= Thomas Kidd (classical scholar) =

18th/19th-century English classical scholar

Thomas Kidd (1770 – 27 August 1850) was an English classical scholar and schoolmaster.

He was born in Yorkshire, and educated at Giggleswick School and Trinity College, Cambridge. He was the father of John Tyrwhitt Davy Kidd who served in India for many years and Richard Bentley Porson Kidd, who was rector of Potter Heigham church among other duties in Norwich, Norfolk. The last of these had a son, Richard Hayward Kidd, who was Colonial Chaplain of Hong Kong until his death in 1879.

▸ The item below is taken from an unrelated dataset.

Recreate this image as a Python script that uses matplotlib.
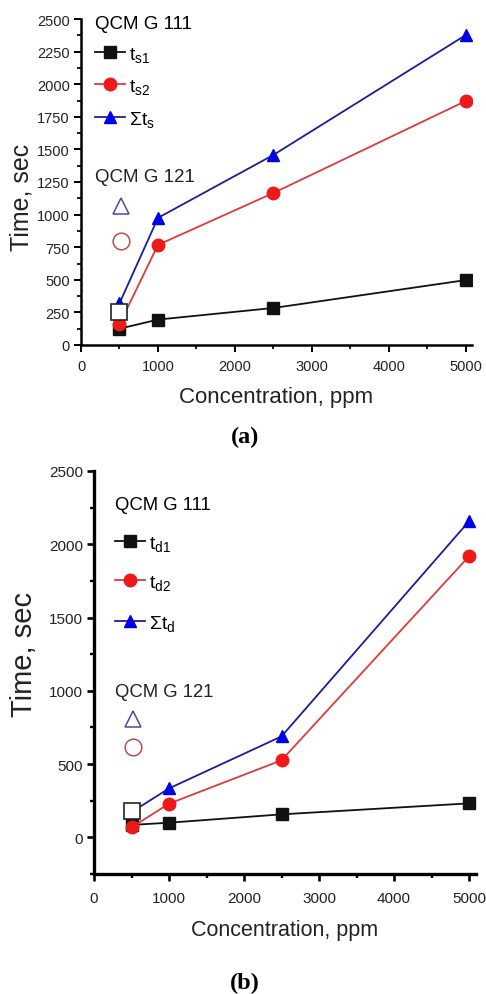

Kidd held numerous scholastic and clerical appointments. In 1818 he was appointed headmaster of King's Lynn School; he next became master of Wymondham School, and then of Norwich School. His last appointment was as rector of Croxton, near Cambridge, where he died. Kidd was an intimate friend of Richard Porson and Charles Burney the younger. He contributed largely to periodicals, chiefly on classical subjects, but his reputation mainly rests upon his editions of the works of other scholars:

- Opuscula Ruhnkeniana (1807), the minor works of the great Dutch scholar David Ruhnken
- Tracts and Miscellaneous Criticisms of Richard Porson (1815).
- Miscellanea Critica of Richard Dawes (2nd ed., 1827)

He also published an edition of the works of Horace (1817) based upon Richard Bentley's recension.